The Rape of the Lock

Iambic Pentameter

Heroic couplets are the ideal form to put a long, narrative poem in. We mention this in our "Form and Meter" section, too. The iambic pentameter marches us steadily forward at a pace that's not too slow (add one more foot, and it might be. Try reading Henry Wadsworth Longfellow's Evangeline, written in iambic hexameter; it will feel much longer than it is), and not too fast (think about galloping lines like Alfred, Lord Tennyson's dactylic dimeter in "The Charge of the Light Brigade"). Heroic couplets give you stamina; and with a poem that's over 20,000 lines long like this one, you will definitely need it.

Couplets: Rhymes, End-Stopping, Enjambment

While those regular, five iambs per line might help to move us forward, the heroic couplet has one characteristic that might work against us getting through the poem in a steady fashion: its rhymes.

Think about it: if each couplet is composed of two rhyming lines, then those lines are going to feel like a complete unit in and of themselves. This quality of heroic couplets—or of any set of lines that you feel might be able to stand alone and apart from the poem on their own—is called epigrammatic (i.e., the lines would make a catchy epigram for something else). That's great, but it only gets you so far in a 20,000 line poem.

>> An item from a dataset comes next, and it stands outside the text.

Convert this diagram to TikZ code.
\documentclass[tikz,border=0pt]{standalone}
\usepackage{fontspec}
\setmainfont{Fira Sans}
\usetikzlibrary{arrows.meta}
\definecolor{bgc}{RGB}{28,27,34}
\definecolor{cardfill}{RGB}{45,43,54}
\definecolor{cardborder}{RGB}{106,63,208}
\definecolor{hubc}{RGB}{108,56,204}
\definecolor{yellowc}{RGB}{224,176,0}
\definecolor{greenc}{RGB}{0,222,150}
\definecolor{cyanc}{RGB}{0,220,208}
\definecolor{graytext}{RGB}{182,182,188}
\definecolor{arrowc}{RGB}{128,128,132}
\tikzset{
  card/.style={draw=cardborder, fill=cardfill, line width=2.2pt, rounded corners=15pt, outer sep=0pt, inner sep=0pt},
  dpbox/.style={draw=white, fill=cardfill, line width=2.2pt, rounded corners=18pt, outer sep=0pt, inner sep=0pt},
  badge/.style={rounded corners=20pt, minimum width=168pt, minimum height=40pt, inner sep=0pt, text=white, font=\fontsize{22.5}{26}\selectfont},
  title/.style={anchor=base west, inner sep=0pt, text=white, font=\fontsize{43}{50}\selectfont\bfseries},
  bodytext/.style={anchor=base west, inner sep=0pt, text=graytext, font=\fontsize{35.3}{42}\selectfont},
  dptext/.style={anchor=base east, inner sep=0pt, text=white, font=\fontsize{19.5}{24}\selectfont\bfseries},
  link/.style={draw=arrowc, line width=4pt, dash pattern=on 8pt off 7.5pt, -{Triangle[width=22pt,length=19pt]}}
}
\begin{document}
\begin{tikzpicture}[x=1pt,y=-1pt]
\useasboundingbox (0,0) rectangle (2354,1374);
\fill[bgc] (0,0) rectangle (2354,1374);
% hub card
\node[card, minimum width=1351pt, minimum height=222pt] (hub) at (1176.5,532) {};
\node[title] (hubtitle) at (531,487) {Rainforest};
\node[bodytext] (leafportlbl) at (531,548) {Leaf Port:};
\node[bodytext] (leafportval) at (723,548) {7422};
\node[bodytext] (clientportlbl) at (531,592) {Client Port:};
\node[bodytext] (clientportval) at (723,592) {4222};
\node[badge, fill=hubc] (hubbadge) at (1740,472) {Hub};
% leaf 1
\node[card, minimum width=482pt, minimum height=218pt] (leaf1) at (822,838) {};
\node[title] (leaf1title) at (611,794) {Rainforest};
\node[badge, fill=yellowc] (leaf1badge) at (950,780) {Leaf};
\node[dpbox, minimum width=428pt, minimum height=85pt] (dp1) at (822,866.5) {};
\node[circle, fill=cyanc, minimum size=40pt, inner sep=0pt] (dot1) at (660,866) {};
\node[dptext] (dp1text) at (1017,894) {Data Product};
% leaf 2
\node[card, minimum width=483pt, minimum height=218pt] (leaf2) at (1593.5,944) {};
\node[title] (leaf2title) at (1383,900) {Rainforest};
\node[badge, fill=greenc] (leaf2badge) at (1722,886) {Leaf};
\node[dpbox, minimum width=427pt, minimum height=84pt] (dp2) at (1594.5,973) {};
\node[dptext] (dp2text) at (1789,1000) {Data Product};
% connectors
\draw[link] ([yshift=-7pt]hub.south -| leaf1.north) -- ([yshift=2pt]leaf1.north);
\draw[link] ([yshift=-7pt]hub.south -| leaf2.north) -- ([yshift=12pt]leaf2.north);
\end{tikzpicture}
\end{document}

Pope counters the epigrammatic feel of the couplets by strategically using two poetic techniques at the end of his lines: end-stopping (where he uses a grammatical pause, like a colon, semi-colon, comma, a dash, or a period, at the end of a line), or enjambment (where there's no punctuation at the end of the line, so you're not supposed to pause as you're reading it).

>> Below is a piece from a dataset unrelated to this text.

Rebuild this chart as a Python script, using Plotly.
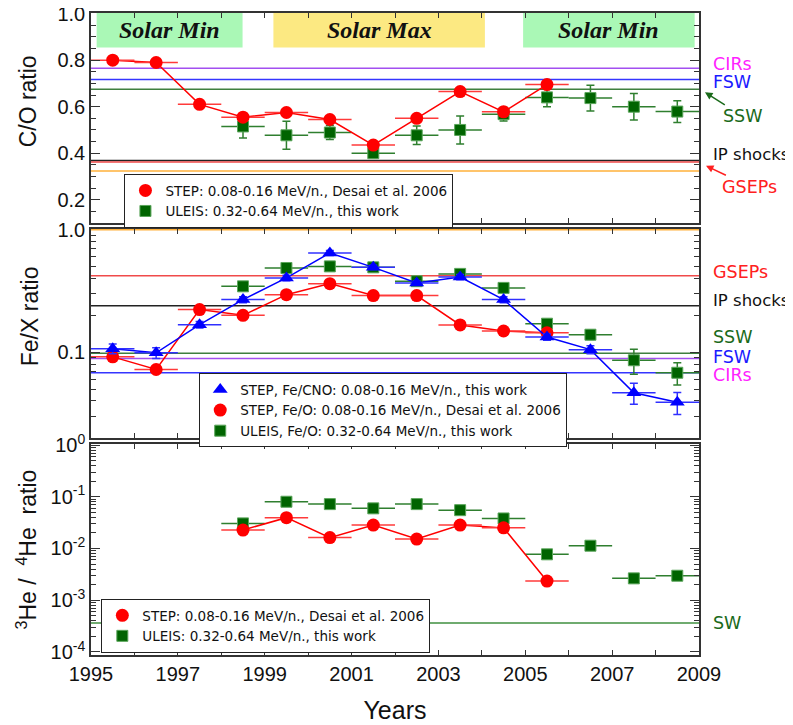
import plotly.graph_objects as go

# ---------------- data ----------------
years = [1995.5 + i for i in range(14)]          # 1995.5 ... 2008.5
half_bin = [0.5] * 14

# Panel 1: C/O
co_step_x = years[0:11]
co_step = [0.80, 0.79, 0.61, 0.555, 0.575, 0.545, 0.435, 0.55, 0.665, 0.578, 0.695]
co_uleis_x = years[3:14]
co_uleis = [0.515, 0.477, 0.489, 0.40, 0.477, 0.50, 0.568, 0.64, 0.637, 0.60, 0.579]
co_uleis_err = [0.05, 0.06, 0.03, 0.02, 0.04, 0.06, 0.03, 0.04, 0.055, 0.057, 0.047]

co_ref_names = ["CIRs", "FSW", "SSW", "IP shocks", "GSEPs", "ISEP"]
co_ref_vals = [0.765, 0.717, 0.675, 0.369, 0.362, 0.323]

# Panel 2: Fe/X
fe_cno_x = years[0:14]
fe_cno = [0.107, 0.099, 0.168, 0.269, 0.404, 0.646, 0.493, 0.367, 0.411, 0.269, 0.133, 0.105, 0.0467, 0.039]
fe_cno_err = [0.01, 0.01, 0.01, 0.015, 0.02, 0.03, 0.02, 0.015, 0.02, 0.015, 0.008, 0.008, 0.009, 0.008]
fe_o_step_x = years[0:11]
fe_o_step = [0.0917, 0.0723, 0.223, 0.20, 0.295, 0.363, 0.29, 0.29, 0.167, 0.149, 0.144]
fe_o_uleis_x = years[3:14]
fe_o_uleis = [0.345, 0.487, 0.502, 0.493, 0.38, 0.436, 0.335, 0.171, 0.139, 0.086, 0.068]
fe_o_uleis_err = [0.02, 0.025, 0.025, 0.02, 0.02, 0.02, 0.02, 0.012, 0.012, 0.02, 0.014]

fe_ref_names = ["ISEP", "GSEPs", "IP shocks", "SSW", "CIRs", "FSW"]
fe_ref_vals = [1.0, 0.42, 0.24, 0.098, 0.089, 0.068]

# Panel 3: 3He/4He
he_step_x = years[3:11]
he_step = [0.0227, 0.0394, 0.0162, 0.0283, 0.0152, 0.0283, 0.025, 0.00234]
he_uleis_x = years[3:14]
he_uleis = [0.0305, 0.08, 0.072, 0.0596, 0.072, 0.055, 0.038, 0.0077, 0.0113, 0.00264, 0.00297]
he_ref_names = ["SW"]
he_ref_vals = [3.6e-4]

# Solar cycle phases
phase_labels = ["Solar Min", "Solar Max", "Solar Min"]
phase_start = [1995.13, 1999.2, 2004.95]
phase_end = [1998.49, 2004.07, 2008.9]

x_ticks = list(range(1995, 2010))
x_ticktext = [str(y) if y % 2 == 1 else "" for y in x_ticks]

# ---------------- styles ----------------
RED = "#ff0000"
GREEN = "#006400"
GREEN_BAR = "#2f7f2f"
BLUE = "#0000ff"
line_colors = {"CIRs": "#a24ff0", "FSW": "#3535ff", "SSW": "#3f7f3f", "IP shocks": "#222222",
               "GSEPs": "#f04a4a", "ISEP": "#ffb03a", "SW": "#3f8f3f"}
label_colors = {"CIRs": "#ff22ff", "FSW": "#1a1aff", "SSW": "#1a6a1a", "IP shocks": "#111111",
                "GSEPs": "#ff2020", "SW": "#1a6a1a"}
LEG_FONT = dict(family="DejaVu Sans", size=13.5, color="#111")
LAB_FONT = "DejaVu Sans"
LAB_SIZE = 17.5
IP_SIZE = 16.5
AX_FONT = "Liberation Sans"

fig = go.Figure()

def hlines(names, vals, xa, ya):
    for n, v in zip(names, vals):
        fig.add_trace(go.Scatter(x=[1995, 2009], y=[v, v], mode="lines",
                                 line=dict(color=line_colors[n], width=1.5),
                                 xaxis=xa, yaxis=ya, showlegend=False, hoverinfo="skip"))

def uleis(x, y, err, xa, ya, name, legend):
    fig.add_trace(go.Scatter(x=x, y=y, mode="markers", name=name, legend=legend, legendrank=3,
                             marker=dict(symbol="square", size=11, color=GREEN,
                                         line=dict(color="#5aa55a", width=1)),
                             error_x=dict(type="data", array=half_bin[:len(x)], color=GREEN_BAR,
                                          thickness=1.5, width=0),
                             error_y=(dict(type="data", array=err, color=GREEN_BAR, thickness=1.5, width=4)
                                      if err is not None else dict(visible=False)),
                             xaxis=xa, yaxis=ya))

def step_red(x, y, xa, ya, name, legend):
    fig.add_trace(go.Scatter(x=x, y=y, mode="lines", line=dict(color=RED, width=1.5),
                             xaxis=xa, yaxis=ya, showlegend=False, hoverinfo="skip"))
    fig.add_trace(go.Scatter(x=x, y=y, mode="markers", name=name, legend=legend, legendrank=2,
                             marker=dict(symbol="circle", size=13, color=RED, line=dict(width=0)),
                             error_x=dict(type="data", array=half_bin[:len(x)], color="#ff3a3a",
                                          thickness=1.5, width=0),
                             xaxis=xa, yaxis=ya))

# Panel 1
hlines(co_ref_names, co_ref_vals, "x", "y")
uleis(co_uleis_x, co_uleis, co_uleis_err, "x", "y", "ULEIS: 0.32-0.64 MeV/n., this work", "legend")
step_red(co_step_x, co_step, "x", "y", "STEP: 0.08-0.16 MeV/n., Desai et al. 2006", "legend")

# Panel 2
hlines(fe_ref_names, fe_ref_vals, "x2", "y2")
uleis(fe_o_uleis_x, fe_o_uleis, fe_o_uleis_err, "x2", "y2", "ULEIS, Fe/O: 0.32-0.64 MeV/n., this work", "legend2")
step_red(fe_o_step_x, fe_o_step, "x2", "y2", "STEP, Fe/O: 0.08-0.16 MeV/n., Desai et al. 2006", "legend2")
fig.add_trace(go.Scatter(x=fe_cno_x, y=fe_cno, mode="lines", line=dict(color=BLUE, width=1.5),
                         xaxis="x2", yaxis="y2", showlegend=False, hoverinfo="skip"))
fig.add_trace(go.Scatter(x=fe_cno_x, y=fe_cno, mode="markers", name="STEP, Fe/CNO: 0.08-0.16 MeV/n., this work",
                         legend="legend2", legendrank=1,
                         marker=dict(symbol="triangle-up", size=13, color=BLUE),
                         error_x=dict(type="data", array=half_bin, color="#3030ff", thickness=1.5, width=0),
                         error_y=dict(type="data", array=fe_cno_err, color="#3030ff", thickness=1.5, width=4),
                         xaxis="x2", yaxis="y2"))

# Panel 3
hlines(he_ref_names, he_ref_vals, "x3", "y3")
uleis(he_uleis_x, he_uleis, None, "x3", "y3", "ULEIS: 0.32-0.64 MeV/n., this work", "legend3")
step_red(he_step_x, he_step, "x3", "y3", "STEP: 0.08-0.16 MeV/n., Desai et al. 2006", "legend3")

# Solar phase boxes
shapes = []
for lab, s, e in zip(phase_labels, phase_start, phase_end):
    shapes.append(dict(type="rect", xref="x", yref="y", x0=s, x1=e, y0=0.855, y1=1.003,
                       fillcolor="#aaf8b6" if "Min" in lab else "#fce982",
                       line=dict(width=0), layer="below"))

annotations = []
for lab, s, e in zip(phase_labels, phase_start, phase_end):
    annotations.append(dict(x=(s + e) / 2, y=0.928, xref="x", yref="y", text="<b><i>" + lab + "</i></b>",
                            showarrow=False, font=dict(family="Liberation Serif", size=24, color="#111")))

def lab(text, y, yref, color, size=LAB_SIZE):
    annotations.append(dict(x=1.02, y=y, xref="paper", yref=yref, text=text, xanchor="left",
                            yanchor="middle", showarrow=False, font=dict(family=LAB_FONT, size=size, color=color)))

lab("CIRs", 0.784, "y", label_colors["CIRs"])
lab("FSW", 0.706, "y", label_colors["FSW"])
lab("IP shocks", 0.393, "y", label_colors["IP shocks"], IP_SIZE)
annotations.append(dict(x=1.0099, y=0.662, xref="paper", yref="y", text="SSW", showarrow=True,
                        ax=38, ay=24, arrowhead=2, arrowsize=1, arrowwidth=1.5, arrowcolor="#1a6a1a",
                        font=dict(family=LAB_FONT, size=LAB_SIZE, color=label_colors["SSW"])))
annotations.append(dict(x=1.0115, y=0.346, xref="paper", yref="y", text="GSEPs", showarrow=True,
                        ax=44, ay=21, arrowhead=2, arrowsize=1, arrowwidth=1.5, arrowcolor="#ff2020",
                        font=dict(family=LAB_FONT, size=LAB_SIZE, color=label_colors["GSEPs"])))

lab("GSEPs", -0.342, "y2", label_colors["GSEPs"])
lab("IP shocks", -0.579, "y2", label_colors["IP shocks"], IP_SIZE)
lab("SSW", -0.872, "y2", label_colors["SSW"])
lab("FSW", -1.04, "y2", label_colors["FSW"])
lab("CIRs", -1.185, "y2", label_colors["CIRs"])
lab("SW", -3.44, "y3", label_colors["SW"])

# y-axis titles
YT_FONT = dict(family=AX_FONT, size=23, color="#111")
for txt, yp, xp in [("C/O ratio", 0.862, -0.104),
                    ("Fe/X ratio", 0.528, -0.100),
                    ("<sup>3</sup>He /  <sup>4</sup>He  ratio", 0.1636, -0.106)]:
    annotations.append(dict(x=xp, y=yp, xref="paper", yref="paper", text=txt, textangle=-90,
                            showarrow=False, xanchor="center", yanchor="middle", font=YT_FONT))

axis_common = dict(showline=True, linecolor="#333", linewidth=1.5, mirror="allticks",
                   ticks="inside", tickcolor="#333", showgrid=False, zeroline=False, automargin=False,
                   ticklabeloverflow="allow",
                   tickfont=dict(family=AX_FONT, size=20, color="#111"))

xcommon = dict(axis_common, range=[1995, 2009], tickvals=x_ticks, ticktext=x_ticktext,
               ticklen=5, tickwidth=1.2)

minor_log = [m * 10 ** k for k in range(-5, 1) for m in range(2, 10)]

fig.update_layout(
    width=785, height=717,
    margin=dict(l=83, r=94, t=5, b=70, autoexpand=False),
    paper_bgcolor="white", plot_bgcolor="white",
    showlegend=True,
    shapes=shapes, annotations=annotations,
    xaxis=dict(xcommon, anchor="y", showticklabels=False),
    xaxis2=dict(xcommon, anchor="y2", matches="x", showticklabels=False),
    xaxis3=dict(xcommon, anchor="y3", matches="x",
                title=dict(text="Years", font=dict(family=AX_FONT, size=25, color="#111"), standoff=18)),
    yaxis=dict(axis_common, domain=[0.673, 1.0], range=[0.1, 1.003],
               tickvals=[0.2, 0.4, 0.6, 0.8, 1.0], ticktext=["0.2", "0.4", "0.6", "0.8", "1.0"],
               ticklen=9, tickwidth=1.2,
               minor=dict(ticks="inside", ticklen=5, dtick=0.05, tick0=0, tickcolor="#333", showgrid=False)),
    yaxis2=dict(axis_common, domain=[0.338, 0.6636], type="log", range=[-1.7, 0.006],
                tickvals=[0.1, 1.0], ticktext=["0.1", "1.0"], ticklen=9, tickwidth=1.2,
                minor=dict(ticks="inside", ticklen=5, tickvals=minor_log, tickcolor="#333", showgrid=False)),
    yaxis3=dict(axis_common, domain=[0.0, 0.3287], type="log", range=[-4.06, 0.02],
                tickvals=[1e-4, 1e-3, 1e-2, 1e-1, 1],
                ticktext=["10<sup>-4</sup>", "10<sup>-3</sup>", "10<sup>-2</sup>", "10<sup>-1</sup>", "10<sup>0</sup>"],
                ticklen=9, tickwidth=1.2,
                minor=dict(ticks="inside", ticklen=5, tickvals=minor_log, tickcolor="#333", showgrid=False)),
    legend=dict(x=0.055, y=0.749, xanchor="left", yanchor="top", bordercolor="#222", borderwidth=1,
                bgcolor="white", font=LEG_FONT, tracegroupgap=0),
    legend2=dict(x=0.178, y=0.4388, xanchor="left", yanchor="top", bordercolor="#222", borderwidth=1,
                 bgcolor="white", font=LEG_FONT, tracegroupgap=0),
    legend3=dict(x=0.017, y=0.0872, xanchor="left", yanchor="top", bordercolor="#222", borderwidth=1,
                 bgcolor="white", font=LEG_FONT, tracegroupgap=0),
)

fig.write_html("out.html")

Here's a great example of how this works, at the very end of the poem, when the speaker brags to Belinda about how much better off her hair is now that it's the subject of a poem:

Then cease, bright Nymph! To mourn thy ravish'd Hair
Which adds new Glory to the shining Sphere!
Not all the Tresses that fair Head can boast
Shall draw such envy as the Lock you lost.
(V.141–144)

The end of the first line is enjambed; no punctuation after "Hair", so when you read it, you have to wrap right to the beginning of the next line without stopping. That's fine, because Pope wants you to build some momentum before you hit the emphatic end-stopping of the next line, "the shining Sphere."

Feel the contrast in effect? Within the strict overall rhythm, Pope is varying the ends of his lines, making his reader speed up or slow down in subtle ways that "break" the form of the couplet without really breaking it.